Source data →
========
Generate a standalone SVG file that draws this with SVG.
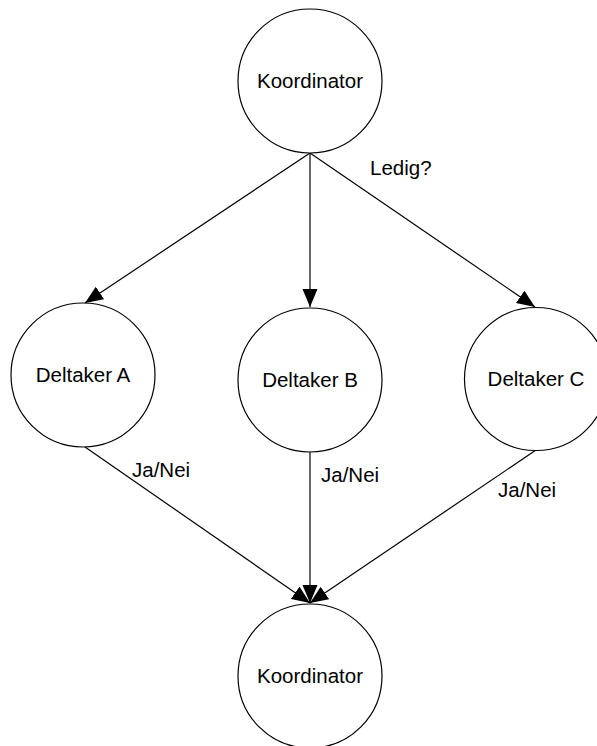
<svg xmlns="http://www.w3.org/2000/svg" width="597" height="746" viewBox="0 0 597 746">
  <style>
    .node circle { fill: #ffffff; stroke: #000000; stroke-width: 1.2; }
    .label { font-family: "Liberation Sans", Arial, sans-serif; font-size: 20.5px; fill: #000000; }
    .node text { text-anchor: middle; }
    .edge { stroke: #000000; stroke-width: 1.2; fill: none; marker-end: url(#arrow); }
  </style>
  <defs>
    <marker id="arrow" markerUnits="userSpaceOnUse" markerWidth="20" markerHeight="16" refX="18" refY="7.5" orient="auto">
      <path d="M0,0 L18,7.5 L0,15 Z" fill="#000000"/>
    </marker>
  </defs>
  <rect width="597" height="746" fill="#ffffff"/>

  <!-- connectors -->
  <g id="connectors">
    <line class="edge" x1="310" y1="153" x2="85" y2="303"/>
    <line class="edge" x1="310" y1="153" x2="310" y2="307"/>
    <line class="edge" x1="310" y1="153" x2="535" y2="307"/>
    <line class="edge" x1="85" y1="447" x2="310" y2="603"/>
    <line class="edge" x1="310" y1="452" x2="310" y2="603"/>
    <line class="edge" x1="536" y1="450" x2="310" y2="603"/>
    <text class="label" x="370" y="175">Ledig?</text>
    <text class="label" x="132" y="477">Ja/Nei</text>
    <text class="label" x="321" y="482">Ja/Nei</text>
    <text class="label" x="498" y="497">Ja/Nei</text>
  </g>

  <!-- nodes -->
  <g id="koordinator-top" class="node">
    <circle cx="310" cy="81" r="72"/>
    <text class="label" x="310" y="88">Koordinator</text>
  </g>
  <g id="deltaker-a" class="node">
    <circle cx="83" cy="375" r="72"/>
    <text class="label" x="83" y="382">Deltaker A</text>
  </g>
  <g id="deltaker-b" class="node">
    <circle cx="310" cy="380" r="72"/>
    <text class="label" x="310" y="387">Deltaker B</text>
  </g>
  <g id="deltaker-c" class="node">
    <circle cx="536" cy="379" r="71.5"/>
    <text class="label" x="536" y="386">Deltaker C</text>
  </g>
  <g id="koordinator-bottom" class="node">
    <circle cx="310" cy="676" r="72"/>
    <text class="label" x="310" y="683">Koordinator</text>
  </g>
</svg>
========
Exercise →
Every line is to be duplicated exactly, though pictures stay out.

Result for this task →
Generate a standalone SVG file that draws this with SVG.
<svg xmlns="http://www.w3.org/2000/svg" width="597" height="746" viewBox="0 0 597 746">
  <style>
    .node circle { fill: #ffffff; stroke: #000000; stroke-width: 1.2; }
    .label { font-family: "Liberation Sans", Arial, sans-serif; font-size: 20.5px; fill: #000000; }
    .node text { text-anchor: middle; }
    .edge { stroke: #000000; stroke-width: 1.2; fill: none; marker-end: url(#arrow); }
  </style>
  <defs>
    <marker id="arrow" markerUnits="userSpaceOnUse" markerWidth="20" markerHeight="16" refX="18" refY="7.5" orient="auto">
      <path d="M0,0 L18,7.5 L0,15 Z" fill="#000000"/>
    </marker>
  </defs>
  <rect width="597" height="746" fill="#ffffff"/>

  <!-- connectors -->
  <g id="connectors">
    <line class="edge" x1="310" y1="153" x2="85" y2="303"/>
    <line class="edge" x1="310" y1="153" x2="310" y2="307"/>
    <line class="edge" x1="310" y1="153" x2="535" y2="307"/>
    <line class="edge" x1="85" y1="447" x2="310" y2="603"/>
    <line class="edge" x1="310" y1="452" x2="310" y2="603"/>
    <line class="edge" x1="536" y1="450" x2="310" y2="603"/>
    <text class="label" x="370" y="175">Ledig?</text>
    <text class="label" x="132" y="477">Ja/Nei</text>
    <text class="label" x="321" y="482">Ja/Nei</text>
    <text class="label" x="498" y="497">Ja/Nei</text>
  </g>

  <!-- nodes -->
  <g id="koordinator-top" class="node">
    <circle cx="310" cy="81" r="72"/>
    <text class="label" x="310" y="88">Koordinator</text>
  </g>
  <g id="deltaker-a" class="node">
    <circle cx="83" cy="375" r="72"/>
    <text class="label" x="83" y="382">Deltaker A</text>
  </g>
  <g id="deltaker-b" class="node">
    <circle cx="310" cy="380" r="72"/>
    <text class="label" x="310" y="387">Deltaker B</text>
  </g>
  <g id="deltaker-c" class="node">
    <circle cx="536" cy="379" r="71.5"/>
    <text class="label" x="536" y="386">Deltaker C</text>
  </g>
  <g id="koordinator-bottom" class="node">
    <circle cx="310" cy="676" r="72"/>
    <text class="label" x="310" y="683">Koordinator</text>
  </g>
</svg>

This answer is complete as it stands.